University News

Fence gathers thoughts on immigration

Senior Staff Writer
Friday, October 19, 2012

A large aluminum fence separated Sayles Hall from the rest of the Main Green Thursday afternoon. Supported by cinder blocks, the six units of fencing were adorned with pieces of canvas on which students could spray paint their thoughts and feelings about immigration. The installation was set up as a part of Immigration Week, an initiative organized by the Third World Center.
Planning for the installation started in July, said Holly Doerflinger ’13, a member of the Latino Heritage Series, one of the on-campus groups associated with the organization of Immigration Week.
“We wanted this to be a week that brought together all the heritage series and other groups to talk about immigration,” Doerflinger said.
The week began with a speech Monday by Jose Antonio Vargas, a journalist and undocumented immigrant, and proceeded with talks by politicians and poets, as well as yesterday’s installation. The week will culminate in a family brunch organized by the Multicultural Heritage Series Sunday.
In past years, the Brown Immigrant Rights Coalition and Brown Students for Justice in Palestine have held a border commemoration day in April with a similar wall installation on which group members would write.
“This is the first year we’re making the process open to the community, letting the general student body put their own words on the wall,” Doerflinger said.
In the installation yesterday, two tables stood in front of the fences, one sporting red, green and blue spray paint.
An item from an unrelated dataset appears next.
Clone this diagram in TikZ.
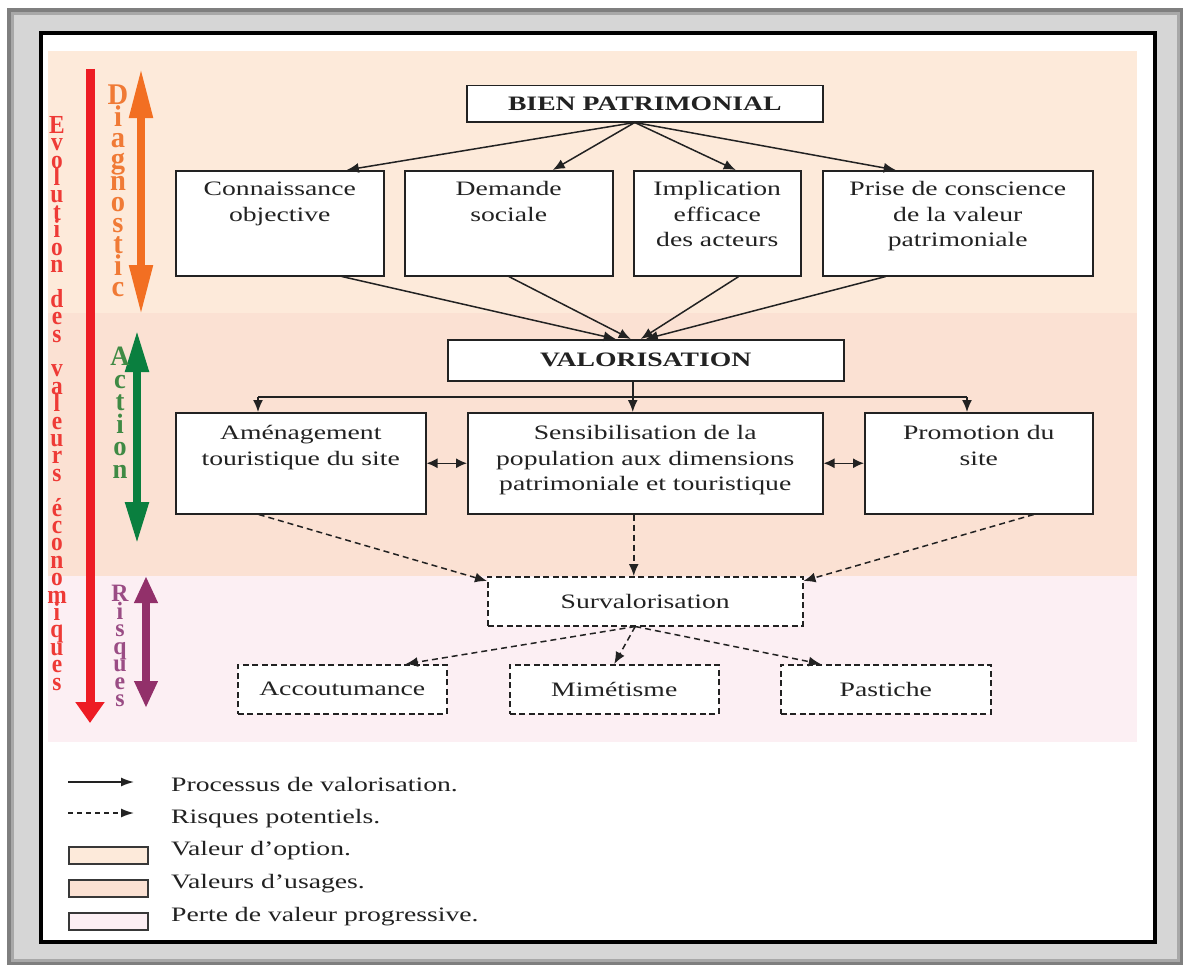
\documentclass[tikz,border=0pt]{standalone}
\usepackage{fontspec}
\setmainfont{Liberation Serif}[FakeStretch=1.35]
\newfontfamily\vfontA{Liberation Serif}[FakeStretch=0.9]
\newfontfamily\vfontB{Liberation Serif}[FakeStretch=0.95]
\usetikzlibrary{arrows.meta}
\definecolor{fgdark}{HTML}{7F7F7F}
\definecolor{fgmid}{HTML}{A8A8A8}
\definecolor{fglight}{HTML}{D6D6D6}
\definecolor{bandA}{HTML}{FDEADA}
\definecolor{bandB}{HTML}{FBE1D3}
\definecolor{bandC}{HTML}{FCEFF3}
\definecolor{evored}{HTML}{EE3A36}
\definecolor{evoarrow}{HTML}{ED1C24}
\definecolor{diagtxt}{HTML}{F07A35}
\definecolor{diagarrow}{HTML}{F26F22}
\definecolor{acttxt}{HTML}{3F8A44}
\definecolor{actarrow}{HTML}{0A7F3F}
\definecolor{risqtxt}{HTML}{9A4C84}
\definecolor{risqarrow}{HTML}{92306A}
\definecolor{ink}{HTML}{222222}
\newcommand{\bxt}[4]{\parbox[t][#2][t]{#1}{\centering\rule{0pt}{#3}#4}}
\tikzset{
  box/.style={draw=ink, line width=1.5pt, fill=white, inner sep=0pt, text=ink,
    font=\fontsize{20.5}{25.5}\selectfont},
  bbox/.style={box, font=\fontsize{20.5}{25.5}\selectfont\bfseries},
  dbox/.style={box, dash pattern=on 6pt off 3.5pt},
  arr/.style={draw=ink, line width=1.5pt, -{Latex[length=12pt,width=10pt]}},
  darr/.style={arr, dash pattern=on 6pt off 4pt},
  both/.style={draw=ink, line width=1.5pt, {Latex[length=11pt,width=10pt]}-{Latex[length=11pt,width=10pt]}},
  legtxt/.style={inner sep=0pt, anchor=base west, text=ink, font=\fontsize{20.5}{25}\selectfont},
  legbox/.style={draw=ink!90, line width=1.5pt, inner sep=0pt, minimum width=79pt, minimum height=17pt, anchor=north west},
  vtxt/.style={inner sep=0pt, anchor=north, align=center},
}
\begin{document}
\begin{tikzpicture}[x=1pt,y=-1pt]
\useasboundingbox (0,0) rectangle (1189,966);
% frame
\fill[fgdark] (7,8) rectangle (1183,965);
\fill[fgmid] (11,12) rectangle (1180,962);
\fill[fglight] (14,15) rectangle (1177,959);
\fill[white] (39,31) rectangle (1157,944);
\draw[line width=4pt] (41,33) rectangle (1155,942);
% bands
\fill[bandA] (48,51) rectangle (1137,313);
\fill[bandB] (48,313) rectangle (1137,576);
\fill[bandC] (48,576) rectangle (1137,742);

% left vertical texts and arrows
\coordinate (evoT) at (90,69);
\coordinate (evoB) at (90,723);
\draw[evoarrow, line width=9pt, -{Triangle[length=21pt,width=28pt]}] (evoT) -- (evoB);
\node[vtxt, text=evored, font=\vfontA\bfseries\fontsize{26}{17.4}\selectfont\lineskiplimit-50pt] (evo) at (57,116)
 {E\\v\\o\\l\\u\\t\\i\\o\\n\\[17.4pt]d\\e\\s\\[17.4pt]v\\a\\l\\e\\u\\r\\s\\[17.4pt]é\\c\\o\\n\\o\\m\\i\\q\\u\\e\\s};

\coordinate (diagT) at (141,68);
\coordinate (diagB) at (141,315);
\draw[diagarrow, line width=8pt, {Triangle[length=50pt,width=22pt]}-{Triangle[length=50pt,width=22pt]}] (diagT) -- (diagB);
\node[vtxt, text=diagtxt, font=\vfontB\bfseries\fontsize{30}{21.3}\selectfont\lineskiplimit-50pt] (diag) at (118,85)
 {D\\i\\a\\g\\n\\o\\s\\t\\i\\c};

\coordinate (actT) at (137,330);
\coordinate (actB) at (137,544);
\draw[actarrow, line width=8pt, {Triangle[length=42pt,width=22pt]}-{Triangle[length=42pt,width=22pt]}] (actT) -- (actB);
\node[vtxt, text=acttxt, font=\vfontB\bfseries\fontsize{28}{22.5}\selectfont\lineskiplimit-50pt] (act) at (120,347)
 {A\\c\\t\\i\\o\\n};

\coordinate (risT) at (146,576);
\coordinate (risB) at (146,708);
\draw[risqarrow, line width=8pt, {Triangle[length=27pt,width=22pt]}-{Triangle[length=27pt,width=22pt]}] (risT) -- (risB);
\node[vtxt, text=risqtxt, font=\vfontB\bfseries\fontsize{25}{17.5}\selectfont\lineskiplimit-50pt] (ris) at (120,585)
 {R\\i\\s\\q\\u\\e\\s};

% nodes
\node[bbox, anchor=north west, minimum width=356pt, minimum height=36pt] (bien) at (466,85) {BIEN PATRIMONIAL};
\node[box, anchor=north west] (conn) at (175,170) {\bxt{208pt}{105pt}{25pt}{Connaissance\\objective}};
\node[box, anchor=north west] (dem) at (404,170) {\bxt{208pt}{105pt}{25pt}{Demande\\sociale}};
\node[box, anchor=north west] (impl) at (633,170) {\bxt{167pt}{105pt}{25pt}{Implication\\efficace\\des acteurs}};
\node[box, anchor=north west] (prise) at (822,170) {\bxt{270pt}{105pt}{25pt}{Prise de conscience\\de la valeur\\patrimoniale}};

\node[bbox, anchor=north west, minimum width=396pt, minimum height=41pt] (val) at (447,339) {VALORISATION};
\node[box, anchor=north west] (amen) at (175,412) {\bxt{250pt}{101pt}{27pt}{Aménagement\\touristique du site}};
\node[box, anchor=north west] (sens) at (467,412) {\bxt{355pt}{101pt}{27pt}{Sensibilisation de la\\population aux dimensions\\patrimoniale et touristique}};
\node[box, anchor=north west] (promo) at (864,412) {\bxt{228pt}{101pt}{27pt}{Promotion du\\site}};

\node[dbox, anchor=north west, minimum width=315pt, minimum height=49pt] (surv) at (487,576) {Survalorisation};
\node[dbox, anchor=north west, minimum width=209pt, minimum height=49pt] (accou) at (237,664) {Accoutumance};
\node[dbox, anchor=north west, minimum width=209pt, minimum height=49pt] (mime) at (509,664) {Mimétisme};
\node[dbox, anchor=north west, minimum width=210pt, minimum height=49pt] (past) at (780,664) {Pastiche};

% connectors
\draw[arr] ([xshift=-10pt]bien.south) -- ([xshift=67pt]conn.north);
\draw[arr] ([xshift=-10pt]bien.south) -- ([xshift=44pt]dem.north);
\draw[arr] ([xshift=-10pt]bien.south) -- ([xshift=18.5pt]impl.north);
\draw[arr] ([xshift=-10pt]bien.south) -- ([xshift=-62pt]prise.north);

\draw[arr] ([xshift=62pt]conn.south) -- ([xshift=-30pt]val.north);
\draw[arr] (dem.south) -- ([xshift=-15pt]val.north);
\draw[arr] ([xshift=21.5pt]impl.south) -- ([xshift=-5pt]val.north);
\draw[arr] ([xshift=-72pt]prise.south) -- ([xshift=0pt]val.north);

\coordinate (bl) at (258,397);
\coordinate (br) at (967,397);
\draw[arr] ([xshift=-13pt]val.south) -- ([xshift=-12.5pt]sens.north);
\draw[draw=ink, line width=1.5pt] (bl) -- (br);
\draw[arr] (bl) -- (bl |- amen.north);
\draw[arr] (br) -- (br |- promo.north);

\draw[both] (amen.east) -- (sens.west);
\draw[both] (sens.east) -- (promo.west);

\draw[darr] ([xshift=-11.5pt]sens.south) -- ([xshift=-11.5pt]surv.north);
\draw[darr] ([xshift=-42pt]amen.south) -- ([yshift=-5pt]surv.north west);
\draw[darr] ([xshift=55pt]promo.south) -- ([yshift=-5pt]surv.north east);

\draw[darr] ([xshift=-10pt]surv.south) -- ([xshift=63.5pt]accou.north);
\draw[darr] ([xshift=-10pt]surv.south) -- (mime.north);
\draw[darr] ([xshift=-10pt]surv.south) -- ([xshift=-65pt]past.north);

% legend
\coordinate (la1) at (68,782);
\coordinate (lb1) at (134,782);
\coordinate (la2) at (68,813);
\coordinate (lb2) at (134,813);
\draw[draw=ink, line width=1.5pt, -{Latex[length=13pt,width=9pt]}] (la1) -- (lb1);
\draw[draw=ink, line width=1.5pt, dash pattern=on 5pt off 4pt, -{Latex[length=13pt,width=9pt]}] (la2) -- (lb2);
\node[legbox, fill=bandA] (lg1) at (68,846) {};
\node[legbox, fill=bandB] (lg2) at (68,879) {};
\node[legbox, fill=bandC] (lg3) at (68,912) {};
\node[legtxt] (lt1) at (171,791) {Processus de valorisation.};
\node[legtxt] (lt2) at (171,823) {Risques potentiels.};
\node[legtxt] (lt3) at (171,855) {Valeur d’option.};
\node[legtxt] (lt4) at (171,888) {Valeurs d’usages.};
\node[legtxt] (lt5) at (171,921) {Perte de valeur progressive.};
\end{tikzpicture}
\end{document}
Students running the table handed out spray paint bottles and asked students to talk about what it means to be an American. A slip of paper taped to the table read “Define American” in bold letters, referring to a campaign that seeks to recruit individuals’ thoughts on the definition of an American. The campaign was initiated by Vargas, who revealed in a 2011 New York Times Magazine essay that he was an undocumented immigrant.
Sarah Day Dayon ’15, who participated in yesterday’s installation, sprayed the words, “Who gets to be an American?” in blue ink.
A Minority Peer Counselor in Archibald Hall, Dayon has been considering issues of race and citizenship in her Asian American history course, which is currently discussing Chinese exclusion and Japanese internment. “This whole week I’ve been thinking about what it means to claim the word ‘American,'” Dayon said.
“Too often this is an issue that is not discussed for real,” Doerflinger said. People “just say, ‘Yeah, I’m for immigration,’ but there is so much more to consider.”
Other students scrawled phrases such as “This is a nation of immigrants,” “What is an ocean between us. We can build bridges,” and “No one can tell me where my home is.”
Anamta Farook ’14, a member of the Asian American Heritage Series, said Immigration Week was a “very collaborative effort.”
“We wanted to do something that was unifying instead of dividing, tying into the idea of borders,” she said. “We thought this would be a good addition to the passive listening that comes with speakers.” This installation, she added, “has created a place where people can interact and express what they feel.”
The Immigration Rights Coalition is currently in the process of circulating a petition advocating for the Admission Office to publicly state on the University’s admissions and financial aid website that Brown will accept students regardless of their citizenship or immigration status. As members passed out the petition at yesterday’s installation, they said other colleges have already instituted such policies. Students at Cornell and other Ivy League colleges are spearheading similar movements.
Farook said she was pleased with the amount of interaction the installation has seen – “some planned, some just by virtue of being on the Main Green,” she said.
Andrea Nate MA ’12, who is a teaching assistant for HISP 0300: “Intermediate Spanish I,” brought the class to look at the wall.
 “Immigration has been the topic of our class for the past few weeks,” she said. “It’s so relevant.”